Henry Valensi was an artist and theorist of the Cubist movement, and is known as the founder of Musicalism. Born in Algiers, Valensi grew up in Paris, studying painting at the Julian Academy with Jules Lefebvre and Tony Robert-Fleury, and in 1905 he had his first exhibition at the Salon des Orientalistes. After traveling widely in North Africa, Turkey, and Russia, Valensi returned to Paris and became a member of the Puteaux Group, which appealed to his fascination with the mathematical and scientific foundations of Cubism.

In 1912, along with Jean Metzinger, Albert Gleizes, Juan Gris, Fernand Léger, Marcel Duchamp, Francis Picabia, and others, Valensi organized the Salon of the Golden Section—named for the mathematical principle of the golden ratio—and the exhibition saw great success. During the first World War, Valensi served as a war artist, and many of his paintings of the Dardanelles Campaign were purchased by the French government and are now in the collection of the Bibliothèque de Documentation Internationale Contemporaine. Following the war, Filippo Tommaso Marinetti organized a retrospective of Valensi’s work in Rome, and in 1925 Valensi exhibited in the final edition of the Golden Section, which also featured work by Pablo Picasso and Robert and Sonia Delaunay. Between 1959 and 1960, Valensi bequeathed eighteen important paintings to the collection of the Musée National d’Art Moderne/ Centre Pompidou in Paris.
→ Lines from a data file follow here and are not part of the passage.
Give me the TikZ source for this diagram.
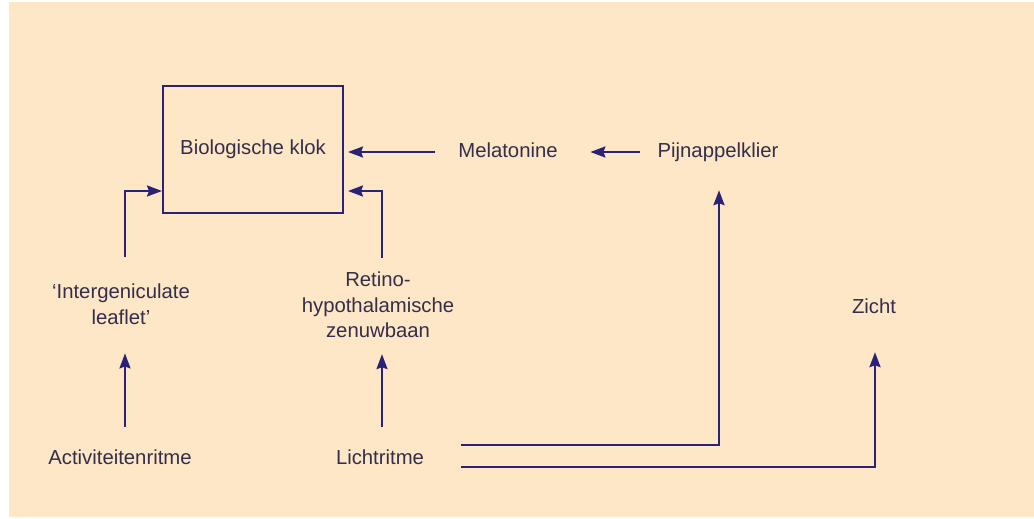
\documentclass[tikz,border=0pt]{standalone}
\usepackage{fontspec}
\setmainfont{Liberation Sans}
\usetikzlibrary{arrows.meta}
\definecolor{bg}{RGB}{253,231,199}
\definecolor{ln}{RGB}{42,34,117}
\definecolor{tx}{RGB}{52,46,74}
\begin{document}
\begin{tikzpicture}[x=1pt,y=-1pt,
  lbl/.style={inner sep=0pt, text=tx, font=\fontsize{20.3}{25.5}\selectfont},
  one/.style={lbl, text height=14pt, text depth=4pt},
  multi/.style={lbl, align=center},
  clock/.style={draw=ln, line width=2pt, minimum width=180pt, minimum height=127pt, inner sep=0pt, text=tx, font=\fontsize{20.3}{25.5}\selectfont},
  arr/.style={draw=ln, line width=2.3pt, -{Stealth[length=15pt,width=11pt,inset=2pt]}}]
\useasboundingbox (0,0) rectangle (1034,519);
\fill[white] (0,0) rectangle (1034,519);
\fill[bg] (9,2) rectangle (1034,517);

\node[clock] (box) at (253,149.5) {Biologische klok};
\node[one] (mel) at (508,152) {Melatonine};
\node[one] (pijn) at (718,152) {Pijnappelklier};
\node[multi] (ig) at (121,304) {`Intergeniculate\\leaflet'};
\node[multi] (rh) at (378,305) {Retino-\\hypothalamische\\zenuwbaan};
\node[one] (zicht) at (874,308) {Zicht};
\node[one] (act) at (120,459) {Activiteitenritme};
\node[one] (licht) at (380,459) {Lichtritme};

\draw[arr, shorten <=23.5pt, shorten >=4pt] (mel.west) -- (box.east |- mel.west);
\draw[arr, shorten <=17.5pt, shorten >=32.5pt] (pijn.west) -- (mel.east);
\draw[arr, shorten <=27pt] ([xshift=4pt]ig.north) |- ([yshift=23pt]box.south west);
\draw[arr, shorten <=14pt, shorten >=4pt] ([xshift=4pt]rh.north) |- ([yshift=23pt]box.south east);
\draw[arr, shorten <=23pt, shorten >=29pt] ([xshift=5pt]act.north) -- ([xshift=5pt]act.north |- ig.south);
\draw[arr, shorten <=23pt, shorten >=16pt] ([xshift=2pt]licht.north) -- ([xshift=2pt]licht.north |- rh.south);
\draw[arr, shorten >=29pt] ([xshift=37pt,yshift=14pt]licht.east) -| ([xshift=1pt]pijn.south);
\draw[arr, shorten >=35pt] ([xshift=37pt,yshift=-8pt]licht.east) -| ([xshift=1pt]zicht.south);
\end{tikzpicture}
\end{document}
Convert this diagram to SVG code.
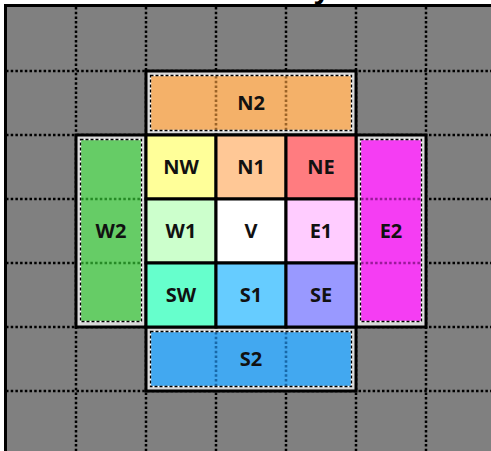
<svg xmlns="http://www.w3.org/2000/svg" width="491" height="451" viewBox="0 0 491 451">
<style>
.grid{fill:none;stroke:#000;stroke-width:2.5;stroke-dasharray:2.5 2.2}
.box{fill:#d9d9d9;stroke:#000;stroke-width:3}
.dw{fill:none;stroke:#fff;stroke-width:1.3}
.db{fill:none;stroke:#000;stroke-width:1.3;stroke-dasharray:3 2}
.cd{fill:none;stroke-width:2.6;stroke-dasharray:2.5 2.2}
.cell{stroke:#000;stroke-width:3}
.lbl{font-family:"Open Sans","Liberation Sans",sans-serif;font-weight:700;font-size:20px;text-anchor:middle;fill:#111}
</style>
<rect x="0" y="0" width="491" height="451" fill="#fff"/>
<text x="314" y="-2" font-family="Open Sans, Liberation Sans, sans-serif" font-weight="700" font-size="28" fill="#000">y</text>
<rect x="5" y="6" width="486" height="445" fill="#808080"/>
<g id="grid">
<path class="grid" d="M76 7V451M146 7V451M216 7V451M286 7V451M356 7V451M426 7V451"/>
<path class="grid" d="M6 71H491M6 135H491M6 199H491M6 263H491M6 327H491M6 391H491"/>
<path d="M5.5 451V5.5H491" fill="none" stroke="#000" stroke-width="3"/>
</g>
<g id="N2">
<rect class="box" x="146" y="71" width="210" height="64"/>
<rect x="150.5" y="75.5" width="201" height="55" fill="#F4B169"/>
<path class="cd" stroke="#9C6428" d="M216 76V130M286 76V130"/>
<rect class="dw" x="150.5" y="75.5" width="201" height="55"/>
<rect class="db" x="150.5" y="75.5" width="201" height="55"/>
<text class="lbl" x="251" y="110">N2</text>
</g>
<g id="W2">
<rect class="box" x="76" y="135" width="70" height="192"/>
<rect x="80.5" y="139.5" width="61" height="182" fill="#66CC66"/>
<path class="cd" stroke="#268A26" d="M81 199H141M81 263H141"/>
<rect class="dw" x="80.5" y="139.5" width="61" height="182"/>
<rect class="db" x="80.5" y="139.5" width="61" height="182"/>
<text class="lbl" x="111" y="238">W2</text>
</g>
<g id="E2">
<rect class="box" x="356" y="135" width="70" height="192"/>
<rect x="360.5" y="139.5" width="61" height="182" fill="#F53DF3"/>
<path class="cd" stroke="#9A1A9A" d="M361 199H421M361 263H421"/>
<rect class="dw" x="360.5" y="139.5" width="61" height="182"/>
<rect class="db" x="360.5" y="139.5" width="61" height="182"/>
<text class="lbl" x="391" y="238">E2</text>
</g>
<g id="S2">
<rect class="box" x="146" y="327" width="210" height="64"/>
<rect x="150.5" y="331.5" width="201" height="55" fill="#42A8F0"/>
<path class="cd" stroke="#1868A8" d="M216 332V386M286 332V386"/>
<rect class="dw" x="150.5" y="331.5" width="201" height="55"/>
<rect class="db" x="150.5" y="331.5" width="201" height="55"/>
<text class="lbl" x="251" y="366">S2</text>
</g>
<g id="NW"><rect class="cell" x="146" y="135" width="70" height="64" fill="#FFFF99"/><text class="lbl" x="181" y="174">NW</text></g>
<g id="N1"><rect class="cell" x="216" y="135" width="70" height="64" fill="#FFC896"/><text class="lbl" x="251" y="174">N1</text></g>
<g id="NE"><rect class="cell" x="286" y="135" width="70" height="64" fill="#FF7C80"/><text class="lbl" x="321" y="174">NE</text></g>
<g id="W1"><rect class="cell" x="146" y="199" width="70" height="64" fill="#CCFFCC"/><text class="lbl" x="181" y="238">W1</text></g>
<g id="V"><rect class="cell" x="216" y="199" width="70" height="64" fill="#FFFFFF"/><text class="lbl" x="251" y="238">V</text></g>
<g id="E1"><rect class="cell" x="286" y="199" width="70" height="64" fill="#FFCCFF"/><text class="lbl" x="321" y="238">E1</text></g>
<g id="SW"><rect class="cell" x="146" y="263" width="70" height="64" fill="#66FFCC"/><text class="lbl" x="181" y="302">SW</text></g>
<g id="S1"><rect class="cell" x="216" y="263" width="70" height="64" fill="#66CCFF"/><text class="lbl" x="251" y="302">S1</text></g>
<g id="SE"><rect class="cell" x="286" y="263" width="70" height="64" fill="#9999FF"/><text class="lbl" x="321" y="302">SE</text></g>
</svg>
Valensi remained dedicated to the interdisciplinary innovation of abstraction, and in 1932 he founded the Association des Artistes Musicalistes. Called both “effusionist” and “musicalist,” the style of movement is typified by rhythmic divisions, symphonic compositions, and the conception of color as a vibrational material. Named by Guillaume Apollinaire as Orphism, and enlivening the space between Cubism and Futurism, Musicalism defined itself as visual art to listen to. Along with Léopold Survage, Ernst Klausz and František Kupka, Valensi pushed Musicalism to define a new interdisciplinary conception of painting, sensation, and space.